Now, it is true to say that Nigel and I are not on each other's Christmas card list (click here if you want to find out some of the reasons why we don't get on). However, my sympathies are entirely with Nigel when it comes to a face-off with the likes of Asbo-parashvili and Makro. Malcolm Pein makes reference to 'the antics of this pair over the years'. These are well enough known about in the chess world and I don't propose to go through them all. You can find out for yourself by googling 'Azmaiparashvili Strumica' or 'Azmaiparashvili Calvia'. Makro, on the other hand, is believed to be the man behind FIDE's incredible shrinking time limits (readers of this blog will already know what I think about this).

As for Azmai and Makro working in tandem, one only has to recall the 2003 Corus Wijk aan Zee tournament when they turned up, looking like a pair of gangsters, to lean on Ruslan Ponomariov and make him sign a world championship match contract while he was in the middle of an important tournament and despite the Ukrainian's pleas to delay the decision until after the event. The picture published in the March 2003 BCM showed the grim-faced, black-dressed pair having a word in the ear of the Corus arbiter and looking like something from The Sopranos.

Personally I cannot see how Nigel can lose, whatever the outcome of any hearing. If the charge fails to stick, then his version of events in San Luis is duly ratified, leaving the 'Blues Brothers' looking very silly indeed. If the charge is upheld, there is first the matter of what sanctions FIDE think they can legimately impose - loss of rating? disaffiliation of the Commonwealth Chess Association (of which Short is president)? I cannot see either of these things happening. Telling him he's been a naughty boy and not to do it again? Maybe, but it will hardly be worth the effort, with the chess media using the story as an opportunity to rake over all the old anecdotes about Azmai and Makro. I am amazed that they should think they have sufficient credibility and standing in the chess world to undertake such a risky course of action. If Fritz could analyse chess politics, it would surely adjudge the situation about +4.00 in favour of the English grandmaster.

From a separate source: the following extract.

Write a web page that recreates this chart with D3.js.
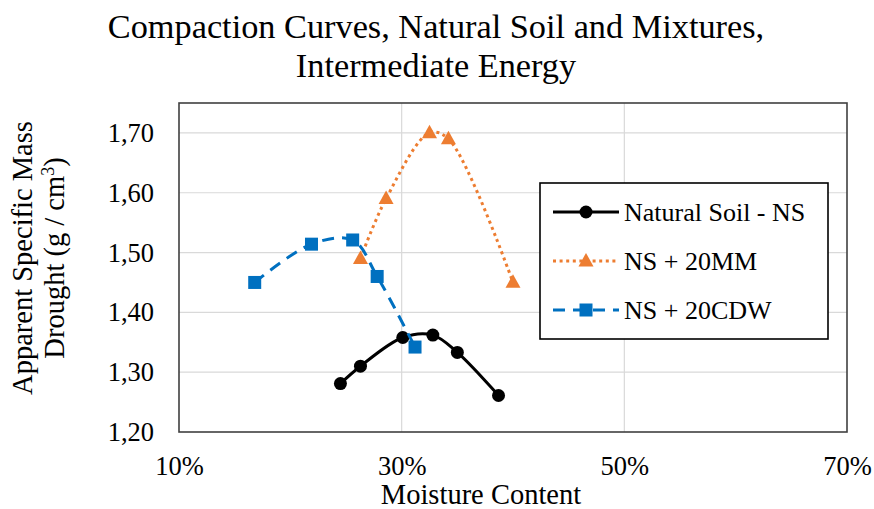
<!DOCTYPE html>
<html>
<head>
<meta charset="utf-8">
<script src="https://cdn.jsdelivr.net/npm/d3@7/dist/d3.min.js"></script>
<style>
  html, body { margin: 0; padding: 0; background: #fff; }
  svg { display: block; font-family: "Liberation Serif", "Times New Roman", serif; }
  svg text { font-family: "Liberation Serif", "Times New Roman", serif; }
</style>
</head>
<body>
<svg id="chart" width="874" height="509"></svg>
<script>
// ---- Data ----
const titleLines = ["Compaction Curves, Natural Soil and Mixtures,", "Intermediate Energy"];
const xTicks = [10, 30, 50, 70];
const yTicks = [1.20, 1.30, 1.40, 1.50, 1.60, 1.70];

const seriesNames = ["Natural Soil - NS", "NS + 20MM", "NS + 20CDW"];
const nsMoisture   = [24.5, 26.3, 30.1, 32.8, 35.0, 38.7];
const nsDensity    = [1.281, 1.310, 1.358, 1.362, 1.333, 1.261];
const mmMoisture   = [26.3, 28.6, 32.5, 34.2, 40.0];
const mmDensity    = [1.490, 1.590, 1.700, 1.690, 1.450];
const cdwMoisture  = [16.8, 21.9, 25.6, 27.8, 31.2];
const cdwDensity   = [1.450, 1.514, 1.521, 1.460, 1.342];

// ---- Layout ----
const svg = d3.select("#chart");
const pL = 179, pR = 847, pT = 103, pB = 432;

const x = d3.scaleLinear().domain([10, 70]).range([pL, pR]);
const y = d3.scaleLinear().domain([1.20, 1.75]).range([pB, pT]);

// Title
svg.append("g").selectAll("text").data(titleLines).join("text")
  .attr("x", 436).attr("y", (d, i) => 38 + i * 39)
  .attr("text-anchor", "middle").attr("font-size", 34.3).attr("fill", "#000")
  .text(d => d);

// Gridlines
svg.append("g").selectAll("line").data(yTicks.filter(v => v > 1.2)).join("line")
  .attr("x1", pL).attr("x2", pR)
  .attr("y1", d => y(d)).attr("y2", d => y(d))
  .attr("stroke", "#d9d9d9").attr("stroke-width", 1.2);
svg.append("g").selectAll("line").data(xTicks.filter(v => v > 10 && v < 70)).join("line")
  .attr("y1", pT).attr("y2", pB)
  .attr("x1", d => x(d)).attr("x2", d => x(d))
  .attr("stroke", "#d9d9d9").attr("stroke-width", 1.2);

// Frame
svg.append("rect").attr("x", pL).attr("y", pT)
  .attr("width", pR - pL).attr("height", pB - pT)
  .attr("fill", "none").attr("stroke", "#404040").attr("stroke-width", 1.6);

// Axes via d3 axis generators (labels only)
const fmtPct = d => d + "%";
const fmtY = d => d3.format(".2f")(d).replace(".", ",");

const xAxis = svg.append("g").attr("transform", `translate(0,${pB})`)
  .call(d3.axisBottom(x).tickValues(xTicks).tickFormat(fmtPct).tickSize(0).tickPadding(0));
xAxis.attr("font-family", null);
xAxis.select(".domain").remove();
xAxis.selectAll("text").attr("font-size", 26.5).attr("fill", "#000")
  .attr("dy", null).attr("y", 43);

const yAxis = svg.append("g").attr("transform", `translate(${pL},0)`)
  .call(d3.axisLeft(y).tickValues(yTicks).tickFormat(fmtY).tickSize(0).tickPadding(0));
yAxis.attr("font-family", null);
yAxis.select(".domain").remove();
yAxis.selectAll("text").attr("font-size", 26.5).attr("fill", "#000")
  .attr("x", -25).attr("dy", "0.32em");

// Axis titles
svg.append("text").attr("x", 481).attr("y", 504)
  .attr("text-anchor", "middle").attr("font-size", 28.5).attr("fill", "#000")
  .text("Moisture Content");

const yt = svg.append("text").attr("transform", "translate(32,258) rotate(-90)")
  .attr("text-anchor", "middle").attr("font-size", 28.5).attr("fill", "#000");
yt.append("tspan").attr("x", 0).attr("y", 0).text("Apparent Specific Mass");
const t2 = yt.append("tspan").attr("x", 0).attr("y", 32);
t2.append("tspan").text("Drought (g / cm");
t2.append("tspan").attr("font-size", 18).attr("dy", -10).text("3");
t2.append("tspan").attr("dy", 10).text(")");

// Series
const styles = [
  { color: "#000000", dash: null, marker: "circle" },
  { color: "#ED7D31", dash: "3,3.6", marker: "triangle" },
  { color: "#0070C0", dash: "12,8", marker: "square" }
];
const seriesData = [
  d3.zip(nsMoisture, nsDensity),
  d3.zip(mmMoisture, mmDensity),
  d3.zip(cdwMoisture, cdwDensity)
];

const line = d3.line().x(d => x(d[0])).y(d => y(d[1])).curve(d3.curveCatmullRom.alpha(0.5));

function drawMarker(g, type, cx, cy, color) {
  if (type === "circle") {
    g.append("circle").attr("cx", cx).attr("cy", cy).attr("r", 6.5).attr("fill", color);
  } else if (type === "square") {
    g.append("rect").attr("x", cx - 6.5).attr("y", cy - 6.5).attr("width", 13).attr("height", 13).attr("fill", color);
  } else {
    const s = 15, h = 13.5;
    g.append("path").attr("d", `M${cx},${cy - h * 0.6}L${cx + s / 2},${cy + h * 0.4}L${cx - s / 2},${cy + h * 0.4}Z`).attr("fill", color);
  }
}

seriesData.forEach((data, i) => {
  const st = styles[i];
  const g = svg.append("g");
  g.append("path").attr("d", line(data)).attr("fill", "none")
    .attr("stroke", st.color).attr("stroke-width", 3)
    .attr("stroke-dasharray", st.dash);
  data.forEach(d => drawMarker(g, st.marker, x(d[0]), y(d[1]), st.color));
});

// Legend
const lg = svg.append("g");
lg.append("rect").attr("x", 540).attr("y", 183).attr("width", 288).attr("height", 156)
  .attr("fill", "#fff").attr("stroke", "#000").attr("stroke-width", 1.6);
const rowY = [212, 261, 310];
seriesNames.forEach((name, i) => {
  const st = styles[i];
  lg.append("line").attr("x1", 553).attr("x2", 619).attr("y1", rowY[i]).attr("y2", rowY[i])
    .attr("stroke", st.color).attr("stroke-width", 3).attr("stroke-dasharray", st.dash);
  drawMarker(lg, st.marker, 586, rowY[i], st.color);
  lg.append("text").attr("x", 624).attr("y", rowY[i] + 9).attr("font-size", 26).attr("fill", "#000").text(name);
});
</script>
</body>
</html>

I suspect Nigel is enjoying every minute. Considering he is currently "resting between engagements" as regards his career as a chess journalist, it could prove very useful. Oscar Wilde's famous quotation - "The only thing worse than being talked about is not being talked about" - seems to encapsulate it quite well. With a bit of luck, a slanging match may even catch the eye of a newspaper editor somewhere who might be sufficiently impressed to offer him a job as a chess columnist. We are told he intends to use the 'simple defence of truth'. That sounds perfectly sensible, though I should point out that this wording is worryingly similar to the 'simple sword of truth' which UK cabinet minister Jonathan Aitken famously tried to deploy in a libel case against The Guardian. But I feel sure that Short will not suffer the same fate as Aitken (imprisonment for perjury).

My advice to Azmai and Makro is to calm down and quietly drop the case. After all, it is no big deal. They have simply joined a long list of chess people, both living and dead, whom Nigel has slagged off in print. Petrosian, Miles, Kavalek ... I'm sure there are plenty of others. Quite a distinguished group, actually. Speaking as an immeasurably less exalted chess player, I'm proud to be a member myself. Being inducted into Nigel Short's Hall of Notoriety may be the second highest chess honour to which I can realistically aspire (after editor of BCM, of course). There are 1,000 grandmasters but perhaps only 30-50 members of this exclusive club, entry to which is by Nigel's appointment only. Recognition and publicity - what more could a chess journalist ask?